Research

Application of Etymology-Visualization Techniques to Teaching Financial English Vocabulary

 2021.9.14.

The great leader Comrade Kim Jong Il said as follows.

"In order to give a qualitative and high-level education, universities should steadily improve their methods of teaching as well as the content of education. All educational institutions should get rid of the old teaching method such as cramming that urges students to memorize or dictate to a class, and apply in full the superior teaching method of our own style."

All the students of finance faculty in Kim Il Sung University take an ESP course (financial English course) after the General English(EGP) course. The students feel financial English course harder than EGP course although they are both English, which requires more effective teaching approaches to overcome the difficulty of ESP course compared with the EGP course.

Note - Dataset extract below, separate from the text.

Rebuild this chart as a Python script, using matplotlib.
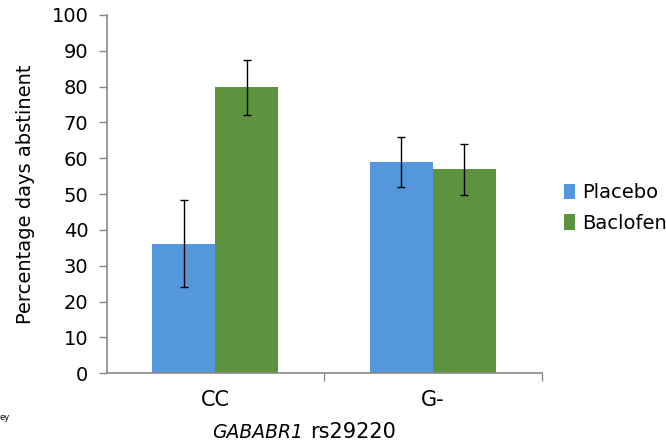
import numpy as np
import matplotlib.pyplot as plt

# data
genotypes = ['CC', 'G-']
placebo = [36.2, 58.9]
baclofen = [79.8, 56.9]
placebo_err = [12.2, 7.0]
baclofen_err = [7.6, 7.1]

plt.rcParams['font.family'] = ['DejaVu Sans']

fig = plt.figure(figsize=(6.66, 4.45), dpi=100)
ax = fig.add_axes([106.5/666, 1-373.3/445, (541.7-106.5)/666, (373.3-15)/445])

x = np.arange(len(genotypes))
w = 0.29
ax.bar(x - w/2, placebo, w, color='#5497DB', label='Placebo', zorder=2)
ax.bar(x + w/2, baclofen, w, color='#5D933F', label='Baclofen', zorder=2)
ax.errorbar(x - w/2, placebo, yerr=placebo_err, fmt='none', ecolor='black',
            elinewidth=1, capsize=3, capthick=1, zorder=3)
ax.errorbar(x + w/2, baclofen, yerr=baclofen_err, fmt='none', ecolor='black',
            elinewidth=1, capsize=3, capthick=1, zorder=3)

ax.set_xlim(-0.5, 1.5)
ax.set_ylim(0, 100)
ax.set_yticks(range(0, 101, 10))
ax.set_xticks(x)
ax.set_xticklabels(genotypes, fontsize=15)
ax.set_xticks([0.5, 1.5], minor=True)
ax.tick_params(axis='x', which='major', length=0, pad=12)
ax.tick_params(axis='x', which='minor', length=6, color='#898989', width=1)
ax.tick_params(axis='y', labelsize=14, length=6, color='#898989', width=1, pad=7)

for s in ['top', 'right']:
    ax.spines[s].set_visible(False)
for s in ['left', 'bottom']:
    ax.spines[s].set_color('#898989')
    ax.spines[s].set_linewidth(1.2)

ax.set_ylabel('Percentage days abstinent', fontsize=14, labelpad=12)
fig.text(303/666, 1-432/445, 'GABABR1', fontsize=13.5, style='italic', ha='right', va='center')
fig.text(310/666, 1-432/445, 'rs29220', fontsize=15, ha='left', va='center')

handles, labels = ax.get_legend_handles_labels()
ax.legend(handles, labels, loc='center left', bbox_to_anchor=(546/666, 1-208/445),
          bbox_transform=fig.transFigure, frameon=False, fontsize=14,
          handlelength=0.6, handleheight=0.85, handletextpad=0.35, labelspacing=0.6)

fig.text(0, 1-418/445, 'ey', fontsize=6, ha='left', va='center')

fig.savefig('out.png', dpi=100)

Illustrating the relationship between ESP and EGP, the paper reveals that the most important point that distinguishes financial English from EGP exists inside vocabulary rather than grammar, context or stylistics. We illustrate some points for financial English vocabulary; not a few financial English vocabularies are rooted in EGP vocabulary, there exists different English vocabulary for identical financial phenomena and financial English vocabulary can't be regarded as having Korean equivalent all the time. Taking advantages of etymology and visualization that have been accepted as effective tools for pedagogy of several disciplines, we suggest etymology-visualization techniques for acquiring financial English vocabulary in teaching practice. The combination of etymology and visualization aims at facilitating students to comprehend and acquire the target vocabulary by visualizing the abstract meaning of financial English vocabulary with its literal concrete meaning. This has a wide variation like ‘figurative reasoning approach', ‘descriptive reasoning approach', ‘semantic contrast approach', ‘multilingual reasoning approach', and ‘derivative decomposition approach'.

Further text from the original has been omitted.